IBM has announced a new healthcare-focused collaboration with Qatar's Sidra Medical and Research Center.

Sidra is a biomedical research hospital and educational institution that's spearheading the Qatar Genome Program (QGP), one of the world's largest national genome medical research projects.

Sidra will now use IBM technology as the compute and storage infrastructure for the research center. Specifically, IBM's flash storage systems and software-defined infrastructure will be used to manage and store clinical genome sequencing data as well as provide Sidra's technology infrastructure capabilities that underpin the project.

"Analyzing hundreds of samples in parallel on a regular basis requires a robust HPC system to handle the load properly," said Dr. Mohamed-Ramzi Temanni, manager of the Bioinformatics Technical Group at Sidra. "The Sidra and IBM work effort is unique -- it was a joint collaboration between our bioinformatics experts who led the complex analysis component and built the pipelines while IBM customized the system to ensure best performance and ease of use."

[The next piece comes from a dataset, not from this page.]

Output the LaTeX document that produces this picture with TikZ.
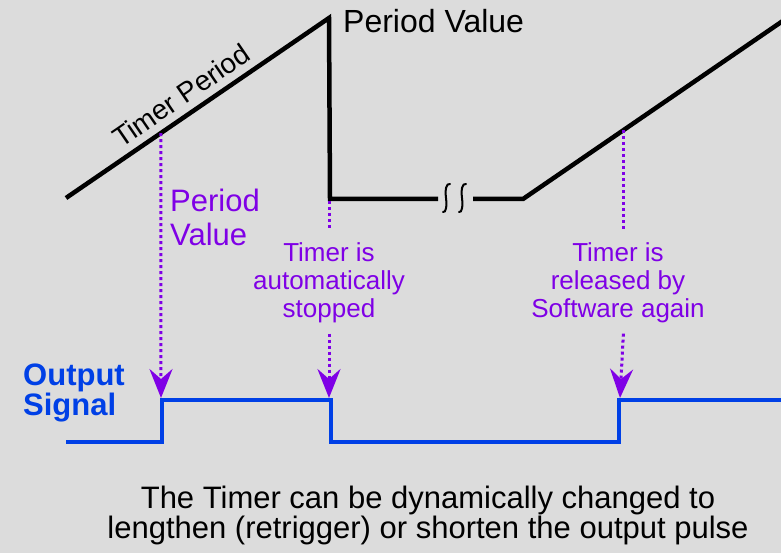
\documentclass[tikz,border=0pt]{standalone}
\usepackage{fontspec}
\setmainfont{Liberation Sans}
\usetikzlibrary{arrows.meta}
\definecolor{bgGray}{HTML}{DCDCDC}
\definecolor{notePurple}{HTML}{7F00E6}
\definecolor{signalBlue}{HTML}{0040E6}

\begin{document}
\begin{tikzpicture}[
    x=1pt, y=-1pt,
    ramp/.style={line width=4.5pt, draw=black},
    signal/.style={line width=4.5pt, draw=signalBlue},
    squiggle/.style={line width=2pt, draw=black, line cap=round},
    guide/.style={line width=3pt, draw=notePurple, dash pattern=on 3pt off 3pt},
    pointer/.style={guide, -{Stealth[length=29pt, width=23pt, inset=10pt]}},
    note/.style={text=notePurple, font=\fontsize{26}{28}\selectfont,
        align=center, anchor=base, inner sep=11pt},
    bigtext/.style={font=\fontsize{31}{33}\selectfont, inner sep=0pt}
]
  \useasboundingbox[fill=bgGray] (0,0) rectangle (781,553);

  % Timer counter
  \coordinate (start) at (66,198);
  \coordinate (peak) at (329,18);
  \coordinate (drop) at (330,199);
  \coordinate (breakL) at (438,199);
  \coordinate (breakR) at (473,199);
  \coordinate (restart) at (523,199);
  \coordinate (rise) at (790,16);

  \draw[ramp] (start) -- node[sloped, above, pos=0.48, inner sep=7pt,
      font=\fontsize{28}{30}\selectfont] (periodText) {Timer Period}
      coordinate[pos=0.361] (tapA) (peak) -- (drop) -- (breakL);
  \draw[ramp] (breakR) -- (restart) -- coordinate[pos=0.376] (tapC) (rise);

  % Break marks
  \draw[squiggle] (450,184) .. controls (446,183) and (445,190) .. (446,198)
      .. controls (447,206) and (446,213) .. (443,212);
  \draw[squiggle] (466,184) .. controls (462,183) and (461,190) .. (462,198)
      .. controls (463,206) and (462,213) .. (459,212);

  % Labels
  \node[bigtext, anchor=base west, font=\fontsize{32}{33}\selectfont] (periodValue)
      at (343,33) {Period Value};
  \node[bigtext, anchor=base west, align=left, text=notePurple] (periodNote)
      at (170,245) {Period\\Value};
  \node[note] (stopNote) at (329,317) {Timer is\\automatically\\stopped};
  \node[note] (releaseNote) at (618,317) {Timer is\\released by\\Software again};
  \node[bigtext, anchor=base west, align=left, text=signalBlue,
      font=\fontsize{31}{30}\selectfont\bfseries] (outLabel) at (23,415) {Output\\Signal};
  \node[bigtext, anchor=base, align=center, font=\fontsize{31}{30}\selectfont]
      (caption) at (428,538) {The Timer can be dynamically changed to\\lengthen (retrigger) or shorten the output pulse};

  % Output signal
  \coordinate (lowA) at (66,442);
  \coordinate (upA) at (162,442);
  \coordinate (topA) at (162,400);
  \coordinate (topB) at (331,400);
  \coordinate (downB) at (331,442);
  \coordinate (upC) at (619,442);
  \coordinate (topC) at (619,400);
  \coordinate (outEnd) at (790,400);
  \draw[signal] (lowA) -- (upA) -- (topA) -- (topB) -- (downB) -- (upC) -- (topC) -- (outEnd);

  % Dotted pointers
  \coordinate (tipA) at (161,398);
  \coordinate (tapB) at (329,201);
  \coordinate (tipB) at (329,398);
  \coordinate (tipC) at (620,398);
  \draw[pointer] (tapA) -- (tipA);
  \draw[guide] (tapB) -- (stopNote.north);
  \draw[pointer] (stopNote.south) -- (tipB);
  \draw[guide] (tapC) -- (tapC |- releaseNote.north);
  \draw[pointer] (tapC |- releaseNote.south) -- (tipC);
\end{tikzpicture}
\end{document}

In a similar collaboration, IBM announced that it's working with the University of Michigan's non-profit tranSMART Foundation to optimize its translational research platform, which is used by scientists to share pre-competitive translational research data.

IBM said the Foundation is using Power8 servers at the university for research and development and to host its web-based training for the tranSMART platform. These servers also serve as a public showcase of the foundation's open-source, open-data, and open-science approach to translational research.